Start Supplied material
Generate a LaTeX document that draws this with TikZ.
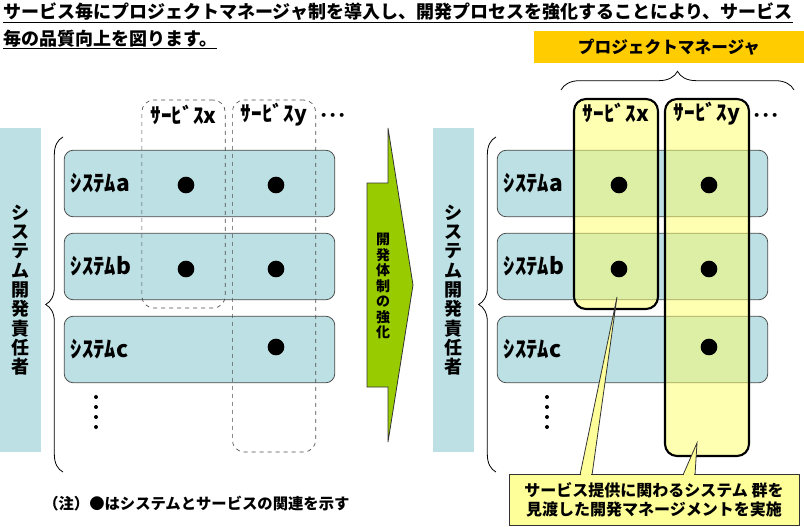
\documentclass[tikz,border=0pt]{standalone}
\usepackage{fontspec}
\setmainfont{Noto Sans CJK JP}
\usetikzlibrary{decorations.pathreplacing}

% --- Цвета ---
\definecolor{sysblue}{HTML}{BCE0E3}
\definecolor{arrowgreen}{HTML}{99CC00}
\definecolor{pmorange}{HTML}{FFCC00}
\definecolor{svcyellow}{HTML}{FFFF66}
\definecolor{noteyellow}{HTML}{FFFF99}

\tikzset{
  rowbox/.style={draw=black!70, fill=sysblue, rounded corners=7pt, line width=0.6pt,
    minimum width=203pt, minimum height=50pt, inner sep=0pt},
  svcdash/.style={draw=black!70, dashed, rounded corners=9pt, line width=0.5pt,
    minimum width=62.5pt, inner sep=0pt},
  svcbox/.style={draw=black, fill=svcyellow, fill opacity=0.5, rounded corners=9pt,
    line width=1.6pt, minimum width=63pt, inner sep=0pt},
  rolebar/.style={fill=sysblue, minimum width=30.75pt, minimum height=243pt, inner sep=0pt,
    align=center, font=\fontsize{13.5pt}{14.5pt}\selectfont\bfseries},
  dotmark/.style={circle, fill=black, minimum size=12.5pt, inner sep=0pt},
  smalldot/.style={circle, fill=black, minimum size=3pt, inner sep=0pt},
  hwlabel/.style={font=\fontsize{17pt}{19pt}\selectfont\bfseries, inner sep=0pt},
  svclabel/.style={font=\fontsize{16pt}{18pt}\selectfont\bfseries, inner sep=0pt},
  cbrace/.style={decorate, decoration={brace, amplitude=13pt}, line width=0.6pt},
}

\begin{document}
\begin{tikzpicture}[x=0.75pt, y=-0.75pt]
\useasboundingbox (0,0) rectangle (804,526);

% --- Заголовок ---
\node[anchor=base west, inner sep=0pt, font=\fontsize{13.5pt}{16pt}\selectfont\bfseries] (title1) at (3,18)
  {\underline{サービス毎にプロジェクトマネージャ制を導入し、開発プロセスを強化することにより、サービス}};
\node[anchor=base west, inner sep=0pt, font=\fontsize{13.5pt}{16pt}\selectfont\bfseries] (title2) at (3,45)
  {\underline{毎の品質向上を図ります。}};

% --- Две панели: полоса, скобка, строки систем ---
\foreach \p/\xo/\vx in {L/0/96, R/433/547} {
  \node[rolebar] (bar\p) at (20.5+\xo,290) {シ\\ス\\テ\\ム\\開\\発\\責\\任\\者};
  \draw[cbrace] (63+\xo,472) -- (63+\xo,137);
  \foreach \r/\yc in {a/183.5, b/266.5, c/349.5} {
    \node[rowbox] (row\p\r) at (199.5+\xo,\yc) {};
    \node[hwlabel, anchor=west] (lab\p\r) at ([xshift=5pt]row\p\r.west) {ｼｽﾃﾑ\r};
  }
  % вертикальное многоточие
  \foreach \k in {0,...,3}
    \node[smalldot] (vd\p\k) at (\vx,397+10*\k) {};
}

% --- Сервисы: слева пунктир, справа жёлтые ---
\node[svcdash, minimum height=156pt] (svcLx) at (183.5,204) {};
\node[svcdash, minimum height=264pt] (svcLy) at (274,276) {};
\node[svcbox, minimum height=157.5pt] (svcRx) at (616,204) {};
\node[svcbox, minimum height=267.75pt] (svcRy) at (707,277.5) {};

\foreach \p/\s in {L/x, L/y, R/x, R/y}
  \node[svclabel] (svclab\p\s) at ([yshift=-11.5pt]svc\p\s.north) {ｻｰﾋﾞｽ\s};

\foreach \p/\xo in {L/0, R/433}
  \node[svclabel, font=\fontsize{14pt}{16pt}\selectfont\bfseries] (more\p) at (333+\xo,118) {･･･};

% --- Точки связей ---
\foreach \p/\xo in {L/0, R/433} {
  \foreach \n/\xd/\yd in {ax/186/185, ay/276/185, bx/186/269, by/276/269, cy/276/347}
    \node[dotmark] (dot\p\n) at (\xd+\xo,\yd) {};
}

% --- Стрелка ---
\filldraw[fill=arrowgreen, draw=black!80, line width=0.6pt]
  (367,183) -- (388,183) -- (388,128) -- (413,285) -- (388,442) -- (388,387) -- (367,387) -- cycle;
\node[align=center, inner sep=0pt, font=\fontsize{10.5pt}{11.6pt}\selectfont\bfseries] (arrowtext) at (383,286)
  {開\\発\\体\\制\\の\\強\\化};

% --- Проектный менеджер ---
\node[fill=pmorange, minimum width=202.5pt, minimum height=24pt, inner sep=0pt,
  font=\fontsize{12.5pt}{14pt}\selectfont\bfseries] (pmtitle) at (669,47) {プロジェクトマネージャ};
\draw[decorate, decoration={brace, amplitude=14pt}, line width=0.6pt] (561,90) -- (794,90);

% --- Выноска ---
\coordinate (tipX) at (617,297);
\coordinate (tipY) at (697,443);
\coordinate (baseXa) at (580,475);
\coordinate (baseXb) at (592,475);
\coordinate (baseYa) at (683,475);
\coordinate (baseYb) at (695,475);
\fill[noteyellow] (baseXa) -- (tipX) -- (baseXb) -- cycle;
\fill[noteyellow] (baseYa) -- (tipY) -- (baseYb) -- cycle;
\node[fill=noteyellow, draw=black!80, line width=0.6pt, minimum width=217.5pt, minimum height=38pt,
  align=center, inner sep=0pt, font=\fontsize{12pt}{14.5pt}\selectfont\bfseries] (callout) at (654,500)
  {サービス提供に関わるシステム 群を\\見渡した開発マネージメントを実施};
\fill[noteyellow] (581,473) rectangle (591,477);
\fill[noteyellow] (684,473) rectangle (694,477);
\draw[black!80, line width=0.6pt] (baseXa) -- (tipX) -- (baseXb);
\draw[black!80, line width=0.6pt] (baseYa) -- (tipY) -- (baseYb);

% --- Примечание ---
\node[anchor=west, inner sep=0pt, font=\fontsize{11.5pt}{13pt}\selectfont\bfseries] (note) at (43,504)
  {（注）●はシステムとサービスの関連を示す};

\end{tikzpicture}
\end{document}
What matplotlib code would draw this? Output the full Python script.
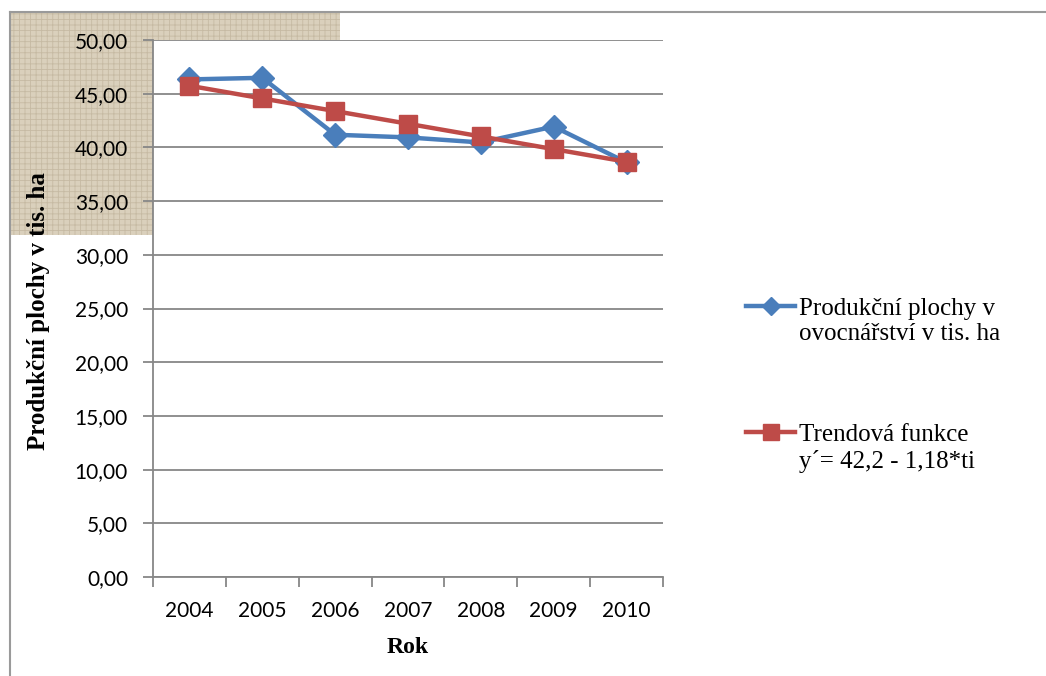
import matplotlib
matplotlib.use('Agg')
import matplotlib.pyplot as plt
from matplotlib.lines import Line2D
from matplotlib.patches import Rectangle

roky = ['2004', '2005', '2006', '2007', '2008', '2009', '2010']
plochy = [46.33, 46.48, 41.18, 40.93, 40.46, 41.94, 38.60]
trend = [45.74, 44.56, 43.38, 42.20, 41.02, 39.84, 38.66]
y_ticks = [0, 5, 10, 15, 20, 25, 30, 35, 40, 45, 50]

BLUE = '#4a7ebb'
RED = '#be4b48'
GRID = '#878787'
tick_font = 'Lato'
serif = 'Liberation Serif'

plt.rcParams['hatch.linewidth'] = 0.6

fig = plt.figure(figsize=(10.46, 6.76), dpi=100)
W, H = 1046, 676

# textured patch top-left + outer frame
fig.add_artist(Rectangle((10 / W, 1 - 235 / H), 330 / W, 222 / H,
                         transform=fig.transFigure, facecolor='#dad0bc',
                         edgecolor='#c6baa3', lw=0, hatch='+++', zorder=-2))
fig.add_artist(Line2D([10 / W, 10 / W], [0, 1 - 12 / H], color='#9a9a9a', lw=1.5,
                      transform=fig.transFigure))
fig.add_artist(Line2D([10 / W, 1], [1 - 12 / H, 1 - 12 / H], color='#9a9a9a', lw=1.5,
                      transform=fig.transFigure))

ax = fig.add_axes([153 / W, 1 - 577 / H, 510 / W, 537 / H])
ax.set_facecolor('white')
x = range(len(roky))

ax.plot(x, plochy, color=BLUE, lw=3.2, marker='D', ms=12, zorder=3)
ax.plot(x, trend, color=RED, lw=3.2, marker='s', ms=12.5, zorder=4)

ax.set_ylim(0, 50)
ax.set_xlim(-0.5, len(roky) - 0.5)
ax.set_yticks(y_ticks)
ax.set_yticklabels([f'{v:.2f}'.replace('.', ',') for v in y_ticks],
                   fontfamily=tick_font, fontsize=15)
ax.yaxis.grid(True, color=GRID, lw=1.3)
ax.set_axisbelow(True)

ax.set_xticks([i + 0.5 for i in range(-1, len(roky))])
ax.set_xticklabels([])
ax.set_xticks(list(x), minor=True)
ax.set_xticklabels(roky, minor=True, fontfamily=tick_font, fontsize=15)
ax.tick_params(axis='x', which='major', length=7, color=GRID, width=1.3)
ax.tick_params(axis='x', which='minor', length=0, pad=17)
ax.tick_params(axis='y', length=7, color=GRID, width=1.3, pad=11)

for s in ['top', 'right']:
    ax.spines[s].set_visible(False)
for s in ['left', 'bottom']:
    ax.spines[s].set_color(GRID)
    ax.spines[s].set_linewidth(1.3)

ax.set_xlabel('Rok', fontfamily=serif, fontweight='bold', fontsize=17, labelpad=12)
fig.text(38 / W, 1 - 311 / H, 'Produkční plochy v tis. ha', rotation=90,
         ha='center', va='center', fontfamily=serif, fontweight='bold', fontsize=18)

# legend
for y0, col, mk, ms, lines in [
        (306, BLUE, 'D', 9, 'Produkční plochy v\novocnářství v tis. ha'),
        (432, RED, 's', 12, 'Trendová funkce\ny´= 42,2 - 1,18*ti')]:
    fig.add_artist(Line2D([746 / W, 795 / W], [1 - y0 / H] * 2, color=col, lw=3.2,
                          transform=fig.transFigure))
    fig.add_artist(Line2D([771 / W], [1 - y0 / H], color=col, marker=mk, ms=ms,
                          transform=fig.transFigure))
    fig.text(799 / W, 1 - (y0 - 8) / H, lines, ha='left', va='top',
             fontfamily=serif, fontsize=18, linespacing=1.2)

fig.savefig('out.png', dpi=100)
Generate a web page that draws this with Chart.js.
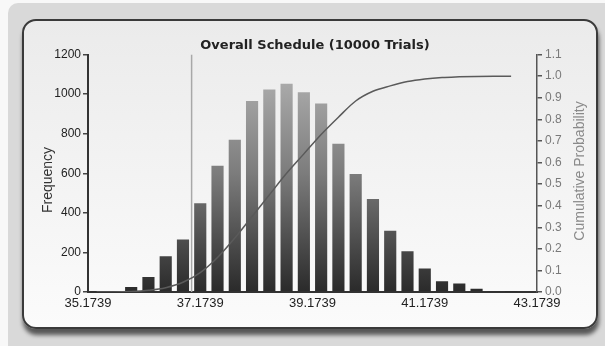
<!DOCTYPE html>
<html>
<head>
<title>Overall Schedule</title>
<script src="https://cdn.jsdelivr.net/npm/chart.js"></script>
<style>
  body { margin:0; background:#f8f8f8; }
  .outer { position:absolute; left:8px; top:3px; width:597px; height:343px; background:#d9d9d9; border-radius:10px 0 0 0; }
  .panel { position:absolute; left:14px; top:16px; width:572px; height:306px; border:2px solid #3a3a3a; border-radius:14px;
           background:linear-gradient(to bottom, #ebebeb, #fbfbfb); box-shadow:1px 6px 4px rgba(0,0,0,0.6); }
  canvas { position:absolute; left:0; top:0; }
</style>
</head>
<body>
<div class="outer"><div class="panel"></div></div>
<canvas id="histChart" width="605" height="346"></canvas>
<script>
// bin centres (schedule duration) and counts
const binCenters = [35.3277, 35.6354, 35.9431, 36.2508, 36.5585, 36.8662, 37.1739, 37.4816, 37.7893,
  38.0970, 38.4047, 38.7124, 39.0201, 39.3278, 39.6355, 39.9432, 40.2509, 40.5586, 40.8663,
  41.1740, 41.4817, 41.7894, 42.0971, 42.4048, 42.7125, 43.0202];
const frequency = [2, 3, 25, 76, 181, 266, 449, 638, 770, 965, 1024, 1053, 1010, 953, 750, 596,
  470, 310, 206, 119, 54, 43, 17, 5, 1, 0];
const cumulative = [0, 0, 0.002, 0.008, 0.02, 0.045, 0.09, 0.16, 0.25, 0.35, 0.45, 0.55, 0.64,
  0.73, 0.81, 0.885, 0.93, 0.955, 0.975, 0.987, 0.994, 0.997, 0.999, 1.0, 1.0];
const markerX = 37.02;

const xTicks = [35.1739, 37.1739, 39.1739, 41.1739, 43.1739];
const freqTicks = [0, 200, 400, 600, 800, 1000, 1200];
const probTicks = [0, 0.1, 0.2, 0.3, 0.4, 0.5, 0.6, 0.7, 0.8, 0.9, 1.0, 1.1];

const FONT = "'Liberation Sans', Arial, sans-serif";

function barFill(c) {
  const a = c.chart.chartArea;
  if (!a) return '#777';
  const g = c.chart.ctx.createLinearGradient(0, a.top, 0, a.bottom);
  g.addColorStop(0, '#b8b8b8');
  g.addColorStop(0.5, '#7c7c7c');
  g.addColorStop(1, '#2a2a2a');
  return g;
}

// both axis titles read bottom-to-top
const axisTitles = {
  id: 'axisTitles',
  afterDraw(chart) {
    const ctx = chart.ctx;
    const put = (text, x, y, size, color) => {
      ctx.save();
      ctx.translate(x, y);
      ctx.rotate(-Math.PI / 2);
      ctx.font = size + 'px ' + FONT;
      ctx.fillStyle = color;
      ctx.textAlign = 'center';
      ctx.textBaseline = 'middle';
      ctx.fillText(text, 0, 0);
      ctx.restore();
    };
    put('Frequency', 48, 180, 14, '#333');
    put('Cumulative Probability', 580, 171, 14, '#8a8a8a');
  }
};

new Chart(document.getElementById('histChart'), {
  type: 'bar',
  data: {
    datasets: [{
      type: 'line',
      data: [{x: markerX, y: 0}, {x: markerX, y: 1.1}],
      yAxisID: 'y1',
      borderColor: '#a8a8a8',
      borderWidth: 1.5,
      pointRadius: 0,
      order: 3
    }, {
      label: 'Frequency',
      data: binCenters.map((x, i) => ({x: x, y: frequency[i]})),
      yAxisID: 'y',
      backgroundColor: barFill,
      borderWidth: 0,
      barPercentage: 0.88,
      categoryPercentage: 0.8,
      order: 2
    }, {
      type: 'line',
      label: 'Cumulative',
      data: cumulative.map((v, i) => ({x: binCenters[i], y: v})),
      yAxisID: 'y1',
      borderColor: '#5a5a5a',
      borderWidth: 1.5,
      pointRadius: 0,
      cubicInterpolationMode: 'monotone',
      order: 1
    }]
  },
  options: {
    responsive: false,
    animation: false,
    layout: { padding: { left: 40, right: 15, top: 34, bottom: 24 } },
    plugins: {
      legend: { display: false },
      tooltip: { enabled: false },
      title: {
        display: true,
        text: 'Overall Schedule (10000 Trials)',
        color: '#222',
        font: { family: "'DejaVu Sans', sans-serif", size: 13, weight: 'bold' },
        padding: { top: 4, bottom: 1 }
      }
    },
    scales: {
      x: {
        type: 'linear',
        offset: false,
        min: 35.1739,
        max: 43.1739,
        afterBuildTicks: s => { s.ticks = xTicks.map(v => ({value: v})); },
        afterFit: s => { s.height = 30; },
        grid: { display: false, drawTicks: false },
        border: { color: '#333', width: 2 },
        ticks: {
          color: '#222', padding: 4, maxRotation: 0,
          font: { family: FONT, size: 13 },
          callback: v => v.toFixed(4)
        }
      },
      y: {
        position: 'left',
        min: 0,
        max: 1200,
        afterBuildTicks: s => { s.ticks = freqTicks.map(v => ({value: v})); },
        afterFit: s => { s.width = 48; },
        grid: { drawOnChartArea: false, drawTicks: true, tickLength: 5, color: '#444', lineWidth: 1.5 },
        border: { color: '#333', width: 2 },
        ticks: { color: '#222', padding: 2, font: { family: FONT, size: 12 }, callback: v => String(v) }
      },
      y1: {
        position: 'right',
        min: 0,
        max: 1.1,
        afterBuildTicks: s => { s.ticks = probTicks.map(v => ({value: v})); },
        afterFit: s => { s.width = 53; },
        grid: { drawOnChartArea: false, drawTicks: true, tickLength: 5, color: '#555', lineWidth: 1.5 },
        border: { color: '#555', width: 1.5 },
        ticks: {
          color: '#7a7a7a', padding: 3,
          font: { family: FONT, size: 12 },
          callback: v => v.toFixed(1)
        }
      }
    }
  },
  plugins: [axisTitles]
});
</script>
</body>
</html>
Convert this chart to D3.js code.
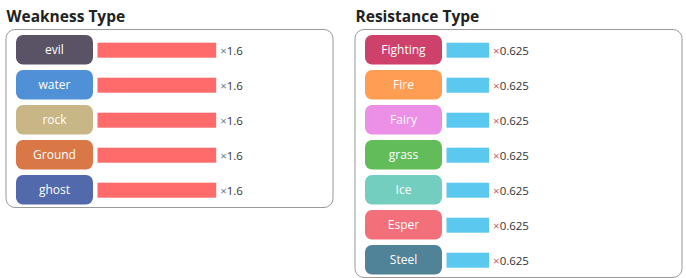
End Supplied material
→ **Problem to solve**
Starting at the line that contains "What matplotlib code" and ending at the line that contains "ax.set_axisbelow(True)", give the lines again exactly. Do not include the pictures.

→ **Problem solution**
What matplotlib code would draw this? Output the full Python script.
import matplotlib
matplotlib.use('Agg')
import matplotlib.pyplot as plt
from matplotlib.lines import Line2D
from matplotlib.patches import Rectangle

roky = ['2004', '2005', '2006', '2007', '2008', '2009', '2010']
plochy = [46.33, 46.48, 41.18, 40.93, 40.46, 41.94, 38.60]
trend = [45.74, 44.56, 43.38, 42.20, 41.02, 39.84, 38.66]
y_ticks = [0, 5, 10, 15, 20, 25, 30, 35, 40, 45, 50]

BLUE = '#4a7ebb'
RED = '#be4b48'
GRID = '#878787'
tick_font = 'Lato'
serif = 'Liberation Serif'

plt.rcParams['hatch.linewidth'] = 0.6

fig = plt.figure(figsize=(10.46, 6.76), dpi=100)
W, H = 1046, 676

# textured patch top-left + outer frame
fig.add_artist(Rectangle((10 / W, 1 - 235 / H), 330 / W, 222 / H,
                         transform=fig.transFigure, facecolor='#dad0bc',
                         edgecolor='#c6baa3', lw=0, hatch='+++', zorder=-2))
fig.add_artist(Line2D([10 / W, 10 / W], [0, 1 - 12 / H], color='#9a9a9a', lw=1.5,
                      transform=fig.transFigure))
fig.add_artist(Line2D([10 / W, 1], [1 - 12 / H, 1 - 12 / H], color='#9a9a9a', lw=1.5,
                      transform=fig.transFigure))

ax = fig.add_axes([153 / W, 1 - 577 / H, 510 / W, 537 / H])
ax.set_facecolor('white')
x = range(len(roky))

ax.plot(x, plochy, color=BLUE, lw=3.2, marker='D', ms=12, zorder=3)
ax.plot(x, trend, color=RED, lw=3.2, marker='s', ms=12.5, zorder=4)

ax.set_ylim(0, 50)
ax.set_xlim(-0.5, len(roky) - 0.5)
ax.set_yticks(y_ticks)
ax.set_yticklabels([f'{v:.2f}'.replace('.', ',') for v in y_ticks],
                   fontfamily=tick_font, fontsize=15)
ax.yaxis.grid(True, color=GRID, lw=1.3)
ax.set_axisbelow(True)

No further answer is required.